Das, R. J. 2023. Contradictions of Capitalist Society and Culture: Dialectics of Love and Lying. Leiden/Boston: Brill.

Love and truth are important aspects of culture. Signifying the crisis of capitalist culture in the contemporary world, lying for ideological/political purposes is rampant, and there is an absence of genuine love (love as caring, solidarity, etc., which, under certain conditions, can take romantic forms). Lying and corruption of love are connected. Capitalism resorts to lying to cover up its contradictions that cause suffering of the masses, which undermines conditions for genuine love.

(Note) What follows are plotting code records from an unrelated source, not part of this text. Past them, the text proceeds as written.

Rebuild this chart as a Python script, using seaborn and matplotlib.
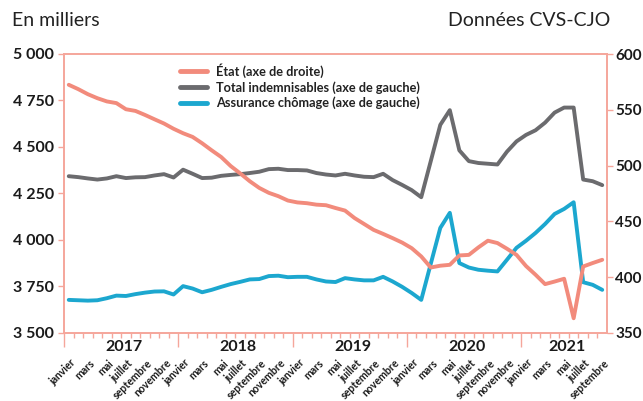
import numpy as np
import pandas as pd
import seaborn as sns
import matplotlib.pyplot as plt
from matplotlib.ticker import FuncFormatter

# Données mensuelles, janvier 2017 - septembre 2021 (en milliers)
etat = [572.4, 568.5, 564.0, 560.4, 557.5, 556.0, 550.5, 549.0, 545.4, 541.5, 537.7, 533.0,
        529.0, 525.7, 520.0, 513.7, 507.7, 499.6, 493.0, 486.0, 480.0, 475.6, 472.6, 468.7,
        467.0, 466.3, 465.0, 464.5, 462.0, 459.7, 453.0, 447.7, 442.4, 438.8, 435.0, 431.0,
        426.0, 418.6, 408.7, 410.3, 411.1, 419.5, 420.0, 426.7, 432.7, 430.6, 425.5, 420.0,
        410.0, 402.2, 393.8, 396.1, 398.6, 363.2, 409.6, 412.7, 415.6]
total = [4343, 4338, 4331, 4325, 4331, 4343, 4333, 4337, 4338, 4347, 4354, 4336,
         4378, 4356, 4333, 4335, 4345, 4350, 4354, 4360, 4367, 4381, 4383, 4376,
         4376, 4374, 4360, 4352, 4347, 4356, 4347, 4340, 4338, 4356, 4322, 4296,
         4268, 4230, 4424, 4619, 4698, 4482, 4424, 4414, 4410, 4406, 4475, 4530,
         4565, 4590, 4631, 4685, 4712, 4712, 4325, 4316, 4295]
assurance = [3678, 3676, 3674, 3676, 3687, 3701, 3699, 3709, 3717, 3723, 3724, 3707,
             3752, 3739, 3719, 3732, 3748, 3763, 3775, 3788, 3790, 3806, 3808, 3800,
             3802, 3802, 3788, 3777, 3774, 3795, 3788, 3783, 3783, 3802, 3777, 3748,
             3715, 3678, 3872, 4065, 4146, 3876, 3852, 3840, 3835, 3831, 3894, 3958,
             3996, 4038, 4086, 4140, 4167, 4203, 3773, 3759, 3732]
mois = ["janvier", "février", "mars", "avril", "mai", "juin", "juillet", "août",
        "septembre", "octobre", "novembre", "décembre"]
annees = [2017, 2018, 2019, 2020, 2021]

SALMON = "#f28b7c"
GRAY = "#6b6b6e"
BLUE = "#1ca7cf"
PINK = "#f5a69b"

n = len(etat)
df = pd.DataFrame({"i": np.arange(n), "etat": etat, "total": total, "ac": assurance})

sns.set_theme(style="white")
plt.rcParams["font.family"] = ["Lato", "DejaVu Sans"]

fig = plt.figure(figsize=(6.43, 4.01), dpi=100)
ax = fig.add_axes([64 / 643, 1 - 333 / 401, (607 - 64) / 643, (333 - 54) / 401])
ax2 = ax.twinx()

sns.lineplot(data=df, x="i", y="total", ax=ax, color=GRAY, lw=2.8,
             label="Total indemnisables (axe de gauche)", legend=False)
sns.lineplot(data=df, x="i", y="ac", ax=ax, color=BLUE, lw=2.8,
             label="Assurance chômage (axe de gauche)", legend=False)
sns.lineplot(data=df, x="i", y="etat", ax=ax2, color=SALMON, lw=2.8,
             label="État (axe de droite)", legend=False)

ax.set_xlim(-0.5, n - 0.5)
ax.set_ylim(3500, 5000)
ax2.set_ylim(350, 600)
ax.set_yticks(np.arange(3500, 5001, 250))
ax2.set_yticks(np.arange(350, 601, 50))
ax.yaxis.set_major_formatter(FuncFormatter(lambda v, p: f"{int(v):,}".replace(",", " ")))
for a in (ax, ax2):
    a.set_xlabel("")
    a.set_ylabel("")
    for s in a.spines.values():
        s.set_color(PINK)
        s.set_linewidth(1.2)
ax.tick_params(axis="y", direction="out", length=4, width=1, color=PINK, left=True,
               labelsize=11.5, pad=3)
ax2.tick_params(axis="y", direction="out", length=4, width=1, color=PINK, right=True,
                labelsize=11, pad=2)
for lab in ax.get_yticklabels() + ax2.get_yticklabels():
    lab.set_fontweight("bold")
    lab.set_color("#1a1a1a")

# graduations : mois (mineures) et janvier (majeures)
ax.set_xticks([12 * k - 0.5 for k in range(len(annees))])
ax.set_xticks(np.arange(-0.5, n - 0.5, 1), minor=True)
ax.set_xticklabels([])
ax.tick_params(axis="x", which="major", direction="out", length=10, width=1, color=PINK, bottom=True)
ax.tick_params(axis="x", which="minor", direction="out", length=3.5, width=1, color=PINK, bottom=True)

for i in range(n):
    if i % 2 == 0:
        ax.annotate(mois[i % 12], xy=(i, 0), xycoords=("data", "axes fraction"),
                    xytext=(1, -17.5), textcoords="offset points", rotation=45,
                    rotation_mode="anchor", ha="right", va="top", fontsize=7.6,
                    fontweight="bold", color="#1a1a1a")
for k, an in enumerate(annees):
    idx = [i for i in range(n) if i // 12 == k]
    ax.annotate(str(an), xy=(np.mean(idx) + 0.3, 0), xycoords=("data", "axes fraction"),
                xytext=(0, -10), textcoords="offset points", ha="center", va="center",
                fontsize=11.5, fontweight="bold", color="#1a1a1a")

fig.text(12 / 643, 1 - 20 / 401, "En milliers", fontsize=14, va="center", ha="left", color="#222222")
fig.text(610 / 643, 1 - 20 / 401, "Données CVS-CJO", fontsize=14, va="center", ha="right", color="#222222")

h1, l1 = ax.get_legend_handles_labels()
h2, l2 = ax2.get_legend_handles_labels()
leg = fig.legend(h2 + h1, l2 + l1, loc="upper left", bbox_to_anchor=(180 / 643, 1 - 63 / 401),
                 frameon=False, fontsize=9.2, handlelength=2.1, handletextpad=0.75,
                 labelspacing=0.25, borderpad=0, borderaxespad=0)
for t in leg.get_texts():
    t.set_fontweight("bold")
    t.set_color("#222222")
for line in leg.get_lines():
    line.set_linewidth(3.5)

fig.savefig("out.png", dpi=100)
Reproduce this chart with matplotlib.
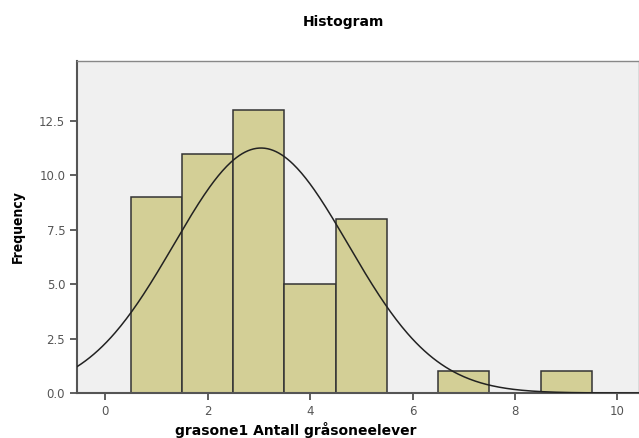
import numpy as np
import matplotlib.pyplot as plt

# Histogram data (values of grasone1 and their frequencies)
verdier = [1, 2, 3, 4, 5, 7, 9]
antall = [9, 11, 13, 5, 8, 1, 1]
xticks = [0, 2, 4, 6, 8, 10]
yticks = [0.0, 2.5, 5.0, 7.5, 10.0, 12.5]

n = sum(antall)
mean = np.average(verdier, weights=antall)
sd = np.sqrt(np.sum(np.array(antall) * (np.array(verdier) - mean) ** 2) / (n - 1))

fig = plt.figure(figsize=(6.39, 4.38), dpi=100)
ax = fig.add_axes([0.1205, 0.1027, 0.8795, 0.758])
ax.set_facecolor('#f0f0f0')

ax.bar(verdier, antall, width=1.0, color='#d3cf96', edgecolor='#333333', linewidth=1.1, zorder=2)

# normal curve
xs = np.linspace(-0.55, 10.45, 400)
ys = n / (sd * np.sqrt(2 * np.pi)) * np.exp(-0.5 * ((xs - mean) / sd) ** 2)
ax.plot(xs, ys, color='#222222', linewidth=1.1, zorder=3)

ax.set_xlim(-0.55, 10.42)
ax.set_ylim(0, 15.26)
ax.set_xticks(xticks)
ax.set_xticklabels([str(t) for t in xticks])
ax.set_yticks(yticks)
ax.set_yticklabels(['%.1f' % t for t in yticks])
ax.tick_params(axis='both', colors='#444444', labelcolor='#555555', labelsize=8.5,
               length=5, width=1.2, direction='out')

for side in ['top', 'right']:
    ax.spines[side].set_color('#888888')
    ax.spines[side].set_linewidth(1.0)
for side in ['left', 'bottom']:
    ax.spines[side].set_color('#555555')
    ax.spines[side].set_linewidth(1.5)

fig.text(0.537, 0.95, 'Histogram', ha='center', va='center', fontsize=10, fontweight='bold')
fig.text(0.463, 0.018, 'grasone1 Antall gråsoneelever', ha='center', va='center',
         fontsize=10, fontweight='bold')
fig.text(0.028, 0.482, 'Frequency', ha='center', va='center', rotation=90,
         fontsize=10, fontweight='bold', fontstretch='condensed')

fig.savefig('out.png', dpi=100)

The right-wing politics of lying (‘post-truth’), as a consequence of capitalist crisis, is also a politics of hatred (anti-love or ‘post-love’) against minorities, democrats and communists, justified by lies about them. The fight against hate-politics and post-truth politics must be part of the fight for a post-capitalist world (socialism), imagined as a truthful and caring world.

Das, R. and Mishra, D., Eds. 2023. Global Poverty: Rethinking Causality. Leiden: Brill.

Much ink has been spilled on poverty measurements and trends, at the expense of revealing causality. Assembling multi-disciplinary and international contributions, this book shows that a causal understanding of poverty in rich and poor countries is essential. That understanding must be based on a critical interrogation of the wider social relations which set up the mechanisms producing poverty as an outcome. Processes that widen/strengthen crisis-ridden market relations, that increase income/wealth inequality, and that ‘enhance’ the policy-biases of nation-states and international institutions toward the affluent-propertied strata cause global poverty and undermine poor people’s political power. The processes concentrating wealth-creation are poverty-causing processes. Through theoretical and empirical analyses this volume offers important insights and political prescriptions to address global poverty.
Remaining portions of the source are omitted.